As Nesse notes, both hard drive and cloud-based password managers are widely used. However, Signet has advantages over both.

"For a user who keeps their offline database only on their home systems and secures them well," Nesse says, "the physical security offered by Signet might not matter as much. However, many people have to use a number of computes and networks that they don't have much control over: both work and school systems, often with proprietary operating systems. This reality forces a choice between not logging in outside of the home, choosing duplicated or easy to remember passwords to make the password manager less essential, or making copies of their password database. Signet, on the other hand, takes away the incentive to accept these kinds of security risk factors."

Moreover, a password manager installed on the same system as the data it is protecting is only as secure as the system itself. The introduction of a secure external device makes an intrusion much more difficult. Signet reduces the risk even further by receiving only a set of metadata when databases are unlocked – not a complete copy of the database.

Similarly, while cloud storage or services are convenient for users who regularly work from more than one system, as Nesse notes, "the question is whether or not it makes sense to store all of your passwords and other identifying information outside of your physical control." Unless you use some additional security measures such as Least-Authority File Store (LAFS) [10], only one source needs to be cracked for an intruder to have complete access to your data – and you may not know what has happened until long after the fact, if ever. "It's difficult to determine the likelihood of this happening," Nesse says, "but every service I've looked into has a spotty track record."
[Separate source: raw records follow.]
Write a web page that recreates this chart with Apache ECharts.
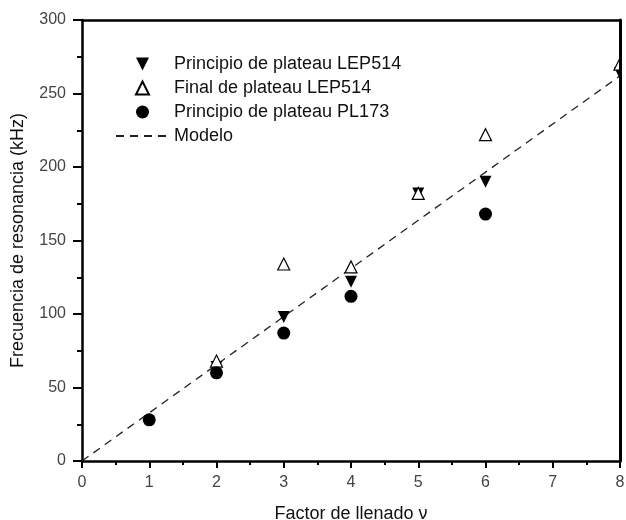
<!DOCTYPE html>
<html>
<head>
<meta charset="utf-8">
<script src="https://cdn.jsdelivr.net/npm/echarts@6/dist/echarts.min.js"></script>
<style>
  html, body { margin: 0; padding: 0; background: #fff; }
  #myChart { width: 626px; height: 520px; }
</style>
</head>
<body>
<div id="myChart"></div>
<script>
// datos
const xTicks = [0, 1, 2, 3, 4, 5, 6, 7, 8];
const yTicks = [0, 50, 100, 150, 200, 250, 300];

// Principio de plateau LEP514
const nuInicioLEP = [2, 3, 4, 5, 6, 8];
const fInicioLEP = [64, 98, 122, 182, 190, 264];
// Final de plateau LEP514
const nuFinalLEP = [2, 3, 4, 5, 6, 8];
const fFinalLEP = [68, 134, 132, 182, 222, 270];
// Principio de plateau PL173
const nuInicioPL = [1, 2, 3, 4, 6];
const fInicioPL = [28, 60, 87, 112, 168];
// Modelo
const nuModelo = [0, 8];
const fModelo = [0, 262];

const pares = (xs, ys) => xs.map((x, i) => [x, ys[i]]);

const font = 'Liberation Sans, Arial, sans-serif';
const trianguloAbajo = 'path://M0,0 L10,0 L5,10 Z';
const trianguloArriba = 'path://M5,0 L10,10 L0,10 Z';

let myChart = echarts.init(document.getElementById('myChart'), null, { renderer: 'canvas' });

const option = {
  animation: false,
  backgroundColor: '#fff',
  grid: { left: 82, right: 6, top: 20, bottom: 59, containLabel: false, outerBoundsMode: 'none' },
  legend: {
    orient: 'vertical',
    left: 110,
    top: 50,
    itemWidth: 53,
    itemHeight: 13,
    itemGap: 6,
    symbolKeepAspect: true,
    textStyle: { fontSize: 18, color: '#111', fontFamily: font },
    data: ['Principio de plateau LEP514', 'Final de plateau LEP514', 'Principio de plateau PL173', 'Modelo']
  },
  xAxis: [
    {
      type: 'value',
      min: xTicks[0],
      max: xTicks[xTicks.length - 1],
      interval: 1,
      name: 'Factor de llenado ν',
      nameLocation: 'middle',
      nameGap: 44,
      nameTextStyle: { fontSize: 18, color: '#111', fontFamily: font },
      axisLine: { onZero: false, lineStyle: { color: '#000', width: 2.5 } },
      axisTick: { length: 7, lineStyle: { color: '#000', width: 2 } },
      minorTick: { show: true, splitNumber: 2, length: 4, lineStyle: { color: '#000', width: 2 } },
      axisLabel: { fontSize: 16, color: '#444', fontFamily: font, margin: 14 },
      splitLine: { show: false }
    },
    {
      type: 'value',
      position: 'top',
      min: xTicks[0],
      max: xTicks[xTicks.length - 1],
      z: 10,
      axisLine: { onZero: false, lineStyle: { color: '#000', width: 2.5 } },
      axisTick: { show: false },
      axisLabel: { show: false },
      splitLine: { show: false }
    }
  ],
  yAxis: [
    {
      type: 'value',
      min: yTicks[0],
      max: yTicks[yTicks.length - 1],
      interval: 50,
      name: 'Frecuencia de resonancia (kHz)',
      nameLocation: 'middle',
      nameGap: 55,
      nameTextStyle: { fontSize: 18, color: '#111', fontFamily: font },
      axisLine: { onZero: false, lineStyle: { color: '#000', width: 2.5 } },
      axisTick: { length: 9, lineStyle: { color: '#000', width: 2 } },
      minorTick: { show: true, splitNumber: 2, length: 5, lineStyle: { color: '#000', width: 2 } },
      axisLabel: { fontSize: 16, color: '#444', fontFamily: font, margin: 16 },
      splitLine: { show: false }
    },
    {
      type: 'value',
      position: 'right',
      min: yTicks[0],
      max: yTicks[yTicks.length - 1],
      z: 10,
      axisLine: { onZero: false, lineStyle: { color: '#000', width: 3 } },
      axisTick: { show: false },
      axisLabel: { show: false },
      splitLine: { show: false }
    }
  ],
  // tapa lo que sobresale a la derecha del marco
  graphic: [
    {
      type: 'rect',
      right: 0,
      top: 0,
      z: 100,
      shape: { width: 4, height: 470 },
      style: { fill: '#fff' }
    }
  ],
  series: [
    {
      name: 'Principio de plateau LEP514',
      type: 'scatter',
      symbol: trianguloAbajo,
      symbolSize: 12,
      symbolKeepAspect: true,
      itemStyle: { color: '#000', opacity: 1 },
      data: pares(nuInicioLEP, fInicioLEP)
    },
    {
      name: 'Final de plateau LEP514',
      type: 'scatter',
      symbol: trianguloArriba,
      symbolSize: 12,
      symbolKeepAspect: true,
      itemStyle: { color: '#fff', borderColor: '#000', borderWidth: 1.2, opacity: 1 },
      data: pares(nuFinalLEP, fFinalLEP)
    },
    {
      name: 'Principio de plateau PL173',
      type: 'scatter',
      symbol: 'circle',
      symbolSize: 13,
      itemStyle: { color: '#000', opacity: 1 },
      data: pares(nuInicioPL, fInicioPL)
    },
    {
      name: 'Modelo',
      type: 'line',
      symbol: 'none',
      z: 1,
      itemStyle: { color: 'rgba(0,0,0,0)' },
      lineStyle: { color: '#222', width: 1.3, type: [8, 6] },
      data: pares(nuModelo, fModelo)
    }
  ]
};

myChart.setOption(option, true);
</script>
</body>
</html>
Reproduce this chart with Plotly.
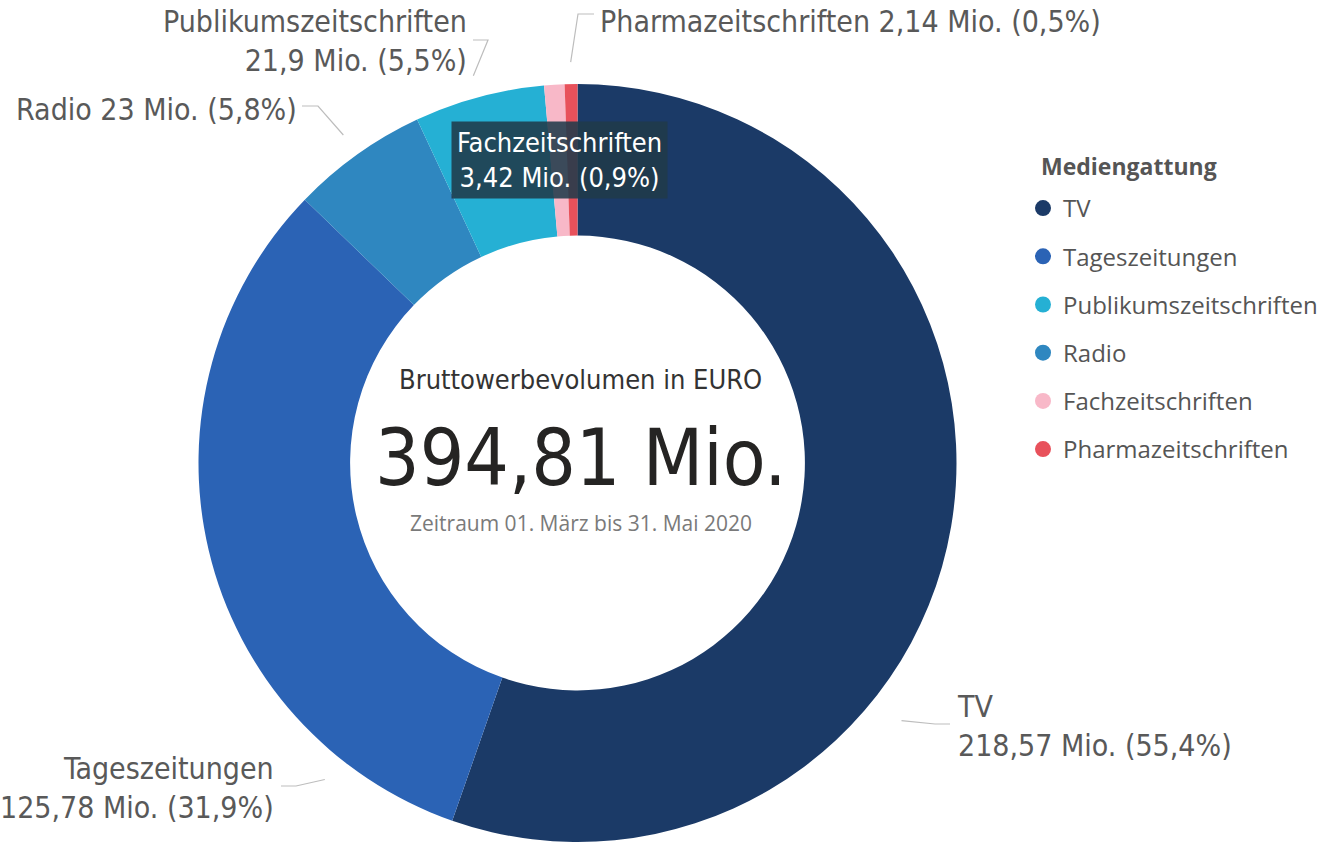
import math
import plotly.graph_objects as go

# ---------------- data ----------------
categories = ["TV", "Tageszeitungen", "Radio", "Publikumszeitschriften",
              "Fachzeitschriften", "Pharmazeitschriften"]
values_mio = [218.57, 125.78, 23, 21.9, 3.42, 2.14]
colors = ["#1b3a67", "#2b63b5", "#2f87c0", "#25b0d4", "#f8b8c8", "#e8515b"]
legend_order = ["TV", "Tageszeitungen", "Publikumszeitschriften", "Radio",
                "Fachzeitschriften", "Pharmazeitschriften"]
center_title = "Bruttowerbevolumen in EURO"
center_sub = "Zeitraum 01. März bis 31. Mai 2020"
legend_title = "Mediengattung"

# ---------------- geometry / style ----------------
W, H = 1334, 842
CX, CY, R = 577.5, 463, 379       # pie centre and outer radius in px
HOLE = 0.6
LABEL_FONT = "DejaVu Sans Condensed, Roboto, sans-serif"
UI_FONT = "Open Sans, Noto Sans, sans-serif"
LABEL_COLOR = "#595959"
LEADER_COLOR = "#bdbdbd"


def px(x, y):
    return x / W, 1 - y / H


def de(v):
    return f"{v:g}".replace(".", ",")


total = sum(values_mio)
pct = [v / total * 100 for v in values_mio]

fig = go.Figure()
fig.add_trace(go.Pie(
    labels=categories, values=values_mio, marker=dict(colors=colors, line=dict(width=0)),
    hole=HOLE, sort=False, direction="clockwise", rotation=0,
    textinfo="none", hoverinfo="label+value+percent", showlegend=False,
    domain=dict(x=[(CX - R) / W, (CX + R) / W], y=[1 - (CY + R) / H, 1 - (CY - R) / H]),
))

# legend via marker-only traces in Power BI order
cmap = dict(zip(categories, colors))
for name in legend_order:
    fig.add_trace(go.Scatter(
        x=[None], y=[None], mode="markers", name=name, legendgroup=name,
        marker=dict(color=cmap[name], size=18, symbol="circle"),
    ))

# slice mid angles (clockwise from 12 o'clock)
cum = 0
mid = {}
for c, v in zip(categories, values_mio):
    mid[c] = (cum + v / 2) / total * 360
    cum += v

# label layout: text anchor (px), xanchor, leader anchor angle, leader path
label_style = {
    "TV": dict(x=955, y=726, xa="left", ang=128.5, rr=35, elbow=(935, 724), end=(950, 724), two=True),
    "Tageszeitungen": dict(x=276, y=788, xa="right", ang=218.6, rr=26, elbow=(296, 786), end=(281, 786), two=True),
    "Radio": dict(x=299, y=110, xa="right", ang=None, rr=24, elbow=(318, 106), end=(302, 106), two=False),
    "Publikumszeitschriften": dict(x=469, y=41, xa="right", ang=None, rr=22, elbow=(488, 40), end=(473, 40), two=True),
    "Pharmazeitschriften": dict(x=598, y=22, xa="left", ang=None, rr=22, elbow=(578, 14), end=(594, 14), two=False),
}

annotations = []
shapes = []
for c, v, p in zip(categories, values_mio, pct):
    if c not in label_style:
        continue
    st = label_style[c]
    sep = "<br>" if st["two"] else " "
    txt = f"{c}{sep}{de(v)} Mio. ({de(round(p, 1))}%)"
    x, y = px(st["x"], st["y"])
    annotations.append(dict(
        text=txt, x=x, y=y, xref="paper", yref="paper", xanchor=st["xa"], yanchor="middle",
        align=st["xa"], showarrow=False,
        font=dict(family=LABEL_FONT, size=30, color=LABEL_COLOR),
    ))
    ang = math.radians(st["ang"] if st["ang"] is not None else mid[c])
    sx = CX + (R + st["rr"]) * math.sin(ang)
    sy = CY - (R + st["rr"]) * math.cos(ang)
    pts = [(sx, sy), st["elbow"], st["end"]]
    path = "M " + " L ".join(f"{px(a, b)[0]},{px(a, b)[1]}" for a, b in pts)
    shapes.append(dict(type="path", path=path, xref="paper", yref="paper",
                       line=dict(color=LEADER_COLOR, width=1.2)))

# tooltip-like box for Fachzeitschriften
fi = categories.index("Fachzeitschriften")
bx, by = px(559, 160)
annotations.append(dict(
    text=f"{categories[fi]}<br>{de(values_mio[fi])} Mio. ({de(round(pct[fi], 1))}%)",
    x=bx, y=by, xref="paper", yref="paper", xanchor="center", yanchor="middle",
    showarrow=False, bgcolor="rgba(32,58,74,0.88)", borderpad=5,
    font=dict(family=LABEL_FONT, size=27, color="white"),
))

# centre texts
for text, yy, size, color, fam in [
    (center_title, 379, 27, "#333333", LABEL_FONT),
    (f"{de(round(total, 2))} Mio.", 458, 78, "#252423", LABEL_FONT),
    (center_sub, 523, 21, "#7a7a7a", UI_FONT),
]:
    x, y = px(CX + 3, yy)
    annotations.append(dict(text=text, x=x, y=y, xref="paper", yref="paper",
                            xanchor="center", yanchor="middle", showarrow=False,
                            font=dict(family=fam, size=size, color=color)))

# legend title
tx, ty = px(1039, 166)
annotations.append(dict(text=f"<b>{legend_title}</b>", x=tx, y=ty, xref="paper", yref="paper",
                        xanchor="left", yanchor="middle", showarrow=False,
                        font=dict(family=UI_FONT, size=23, color="#555555")))

lx, ly = px(1023, 186)
fig.update_layout(
    width=W, height=H, margin=dict(l=0, r=0, t=0, b=0),
    paper_bgcolor="white", plot_bgcolor="white",
    xaxis=dict(visible=False), yaxis=dict(visible=False),
    annotations=annotations, shapes=shapes,
    legend=dict(
        x=lx, y=ly, xanchor="left", yanchor="top",
        font=dict(family=UI_FONT, size=24, color="#555555"),
        itemwidth=30, tracegroupgap=14, bgcolor="rgba(0,0,0,0)",
    ),
)

fig.write_html("out.html", config={"displayModeBar": False},
               post_script="document.body.style.margin='0';")
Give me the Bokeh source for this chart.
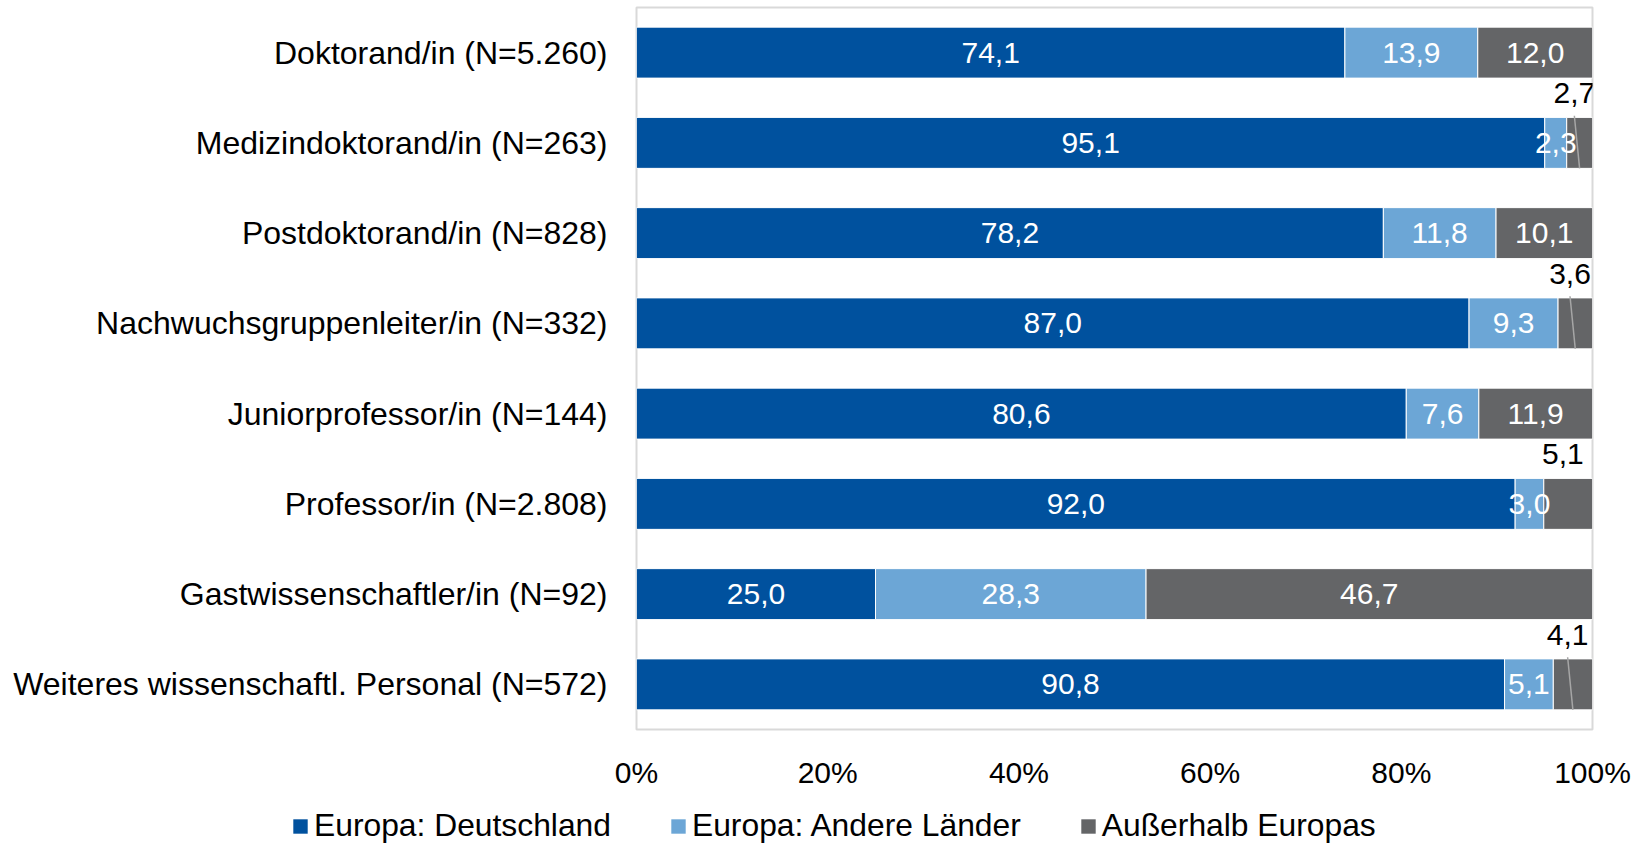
from bokeh.plotting import figure
from bokeh.models import (ColumnDataSource, FixedTicker, Range1d, Legend, LegendItem)
from bokeh.embed import file_html
from bokeh.resources import INLINE
from bokeh.core.properties import value

# ---------------- data ----------------
categories = [
    "Doktorand/in (N=5.260)",
    "Medizindoktorand/in (N=263)",
    "Postdoktorand/in (N=828)",
    "Nachwuchsgruppenleiter/in (N=332)",
    "Juniorprofessor/in (N=144)",
    "Professor/in (N=2.808)",
    "Gastwissenschaftler/in (N=92)",
    "Weiteres wissenschaftl. Personal (N=572)",
]
deutschland = [74.1, 95.1, 78.2, 87.0, 80.6, 92.0, 25.0, 90.8]
andere_laender = [13.9, 2.3, 11.8, 9.3, 7.6, 3.0, 28.3, 5.1]
ausserhalb = [12.0, 2.7, 10.1, 3.6, 11.9, 5.1, 46.7, 4.1]
series_names = ["Europa: Deutschland", "Europa: Andere Länder", "Außerhalb Europas"]
x_ticks = [0, 20, 40, 60, 80, 100]
x_tick_labels = ["0%", "20%", "40%", "60%", "80%", "100%"]

# ---------------- style ----------------
colors = ["#00519E", "#6CA6D6", "#646567"]
FONT = "Liberation Sans"
BAR_H = 0.565
W = 1639
H_MAIN = 798
H_LEG = 46

series = [deutschland, andere_laender, ausserhalb]
ys = list(range(len(categories)))
totals = [sum(s[i] for s in series) for i in ys]
keys = ["s0", "s1", "s2"]
data = {"y": ys}
for k, s in zip(keys, series):
    data[k] = [v / t * 100 for v, t in zip(s, totals)]
source = ColumnDataSource(data)

p = figure(width=W, height=H_MAIN, output_backend="svg", toolbar_location=None,
           x_range=Range1d(0, 100), y_range=Range1d(len(categories) - 0.5, -0.5),
           min_border_left=636, min_border_right=47, min_border_top=7,
           min_border_bottom=H_MAIN - 729)
p.background_fill_color = "white"
p.border_fill_color = "white"
p.outline_line_color = "#d9d9d9"
p.outline_line_width = 2
p.grid.visible = False

renderers = p.hbar_stack(keys, y="y", height=BAR_H, color=colors, source=source,
                         line_color="white", line_width=1)

# axes
p.yaxis.ticker = FixedTicker(ticks=ys)
p.yaxis.major_label_overrides = {i: c for i, c in zip(ys, categories)}
p.xaxis.ticker = FixedTicker(ticks=x_ticks)
p.xaxis.major_label_overrides = {t: l for t, l in zip(x_ticks, x_tick_labels)}
for ax in (p.xaxis, p.yaxis):
    ax.axis_line_color = None
    ax.major_tick_line_color = None
    ax.minor_tick_line_color = None
    ax.major_tick_out = 0
    ax.major_tick_in = 0
    ax.major_label_text_font = FONT
    ax.major_label_text_color = "#000000"
p.yaxis.major_label_text_font_size = "32px"
p.yaxis.major_label_standoff = 29
p.xaxis.major_label_text_font_size = "30px"
p.xaxis.major_label_standoff = 26

# data labels
in_x, in_y, in_t = [], [], []
out_x, out_y, out_t = [], [], []
ld_x0, ld_y0, ld_x1, ld_y1 = [], [], [], []
for i in ys:
    left = 0.0
    for si, k in enumerate(keys):
        w = data[k][i]
        raw = series[si][i]
        c = left + w / 2
        txt = f"{raw:.1f}".replace(".", ",")
        if si == 2 and raw < 6:
            lx = c - 0.55
            out_x.append(lx); out_y.append(i - 0.55); out_t.append(txt)
            if raw < 5:
                ld_x0.append(c); ld_y0.append(i + BAR_H / 2)
                ld_x1.append(lx); ld_y1.append(i - 0.30)
        else:
            in_x.append(c); in_y.append(i); in_t.append(txt)
        left += w

p.segment(x0=ld_x0, y0=ld_y0, x1=ld_x1, y1=ld_y1, line_color="#a6a6a6", line_width=1.5)
p.text(x=in_x, y=in_y, text=in_t, text_color="white", text_font=value(FONT),
       text_font_size="30px", text_align="center", text_baseline="middle")
p.text(x=out_x, y=out_y, text=out_t, text_color="black", text_font=value(FONT),
       text_font_size="30px", text_align="center", text_baseline="middle")

# legend strip: a separate root below the chart; its stacked renderers share the
# chart's data but lie outside the strip's (empty) view, so only the legend shows
lf = figure(width=W, height=H_LEG, output_backend="svg", toolbar_location=None,
            x_range=Range1d(-2, -1), y_range=Range1d(len(categories) - 0.5, -0.5),
            x_axis_type=None, y_axis_type=None,
            min_border_left=0, min_border_right=0, min_border_top=0, min_border_bottom=0)
lf.outline_line_color = None
lf.grid.visible = False
lf.background_fill_color = "white"
lf.border_fill_color = "white"
leg_renderers = lf.hbar_stack(keys, y="y", height=BAR_H, color=colors, source=source,
                              line_color=None)
legend = Legend(items=[LegendItem(label=n, renderers=[r]) for n, r in zip(series_names, leg_renderers)],
                orientation="horizontal", location=(291, 0),
                glyph_width=18, glyph_height=18, label_standoff=5, spacing=58,
                padding=0, margin=0, border_line_color=None, background_fill_alpha=0,
                label_text_font=FONT, label_text_font_size="31.8px", label_text_color="#000000")
lf.add_layout(legend, "center")

open("out.html", "w").write(file_html([p, lf], INLINE))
True, as Nesse admits, Signet is also a single source for your data. However, he adds, "it's a physical one, and you can study or even modify how it works," since it is open source. Any attack "would still require the attacker to get a hold of your device or gain access to the backup of the device's data. Even if you are being personally targeted, it's a risky operation. Going after all or a significant number of Signet users would be even more difficult and impractical," because each Signet device would have to be cracked individually. By contrast, a cloud database is centralized, and the sheer number of users makes it a far better target for an intruder. Nor do users have anything beyond a vendor's assurances about a cloud database's security, especially if it uses proprietary software.

Next Steps

Nth Dimension has exceeded its fundraising goal of $2,000 by over 500 hundred percent. As a result, Nesse is currently taking a break from his day job to fulfill the campaign's stretch goals. These goals include command-line tools, which should be ready for the first shipment of Signet, and browser plugins, which Nesse expects to be ready by early 2018. Nesse also hopes eventually to add support for GPG encryption, which "would allow Signet to manage the encryption of media and communications, keeping sensitive private encryption keys off the host system."

Other enhancements Nesse hopes to add at an unspecified future date are a feature that indicates password strength and the ability to start the client automatically when the USB device is inserted. "Other than that, I'm pretty happy with the desktop experience," he says. "I've been using Signet personally in various forms almost a year, so when things happen that bother me, I fix them fast."

Whether Nth Dimension will be a success remains to be seen, although the number of backers for its fundraising campaign gives the new company a chance for at least modest success. However, whether or not Nth Dimension is a financial success, in Signet, the company has already proved itself a source of technological innovation – and one that wouldn't exist without the intersection of free software and crowdfunding.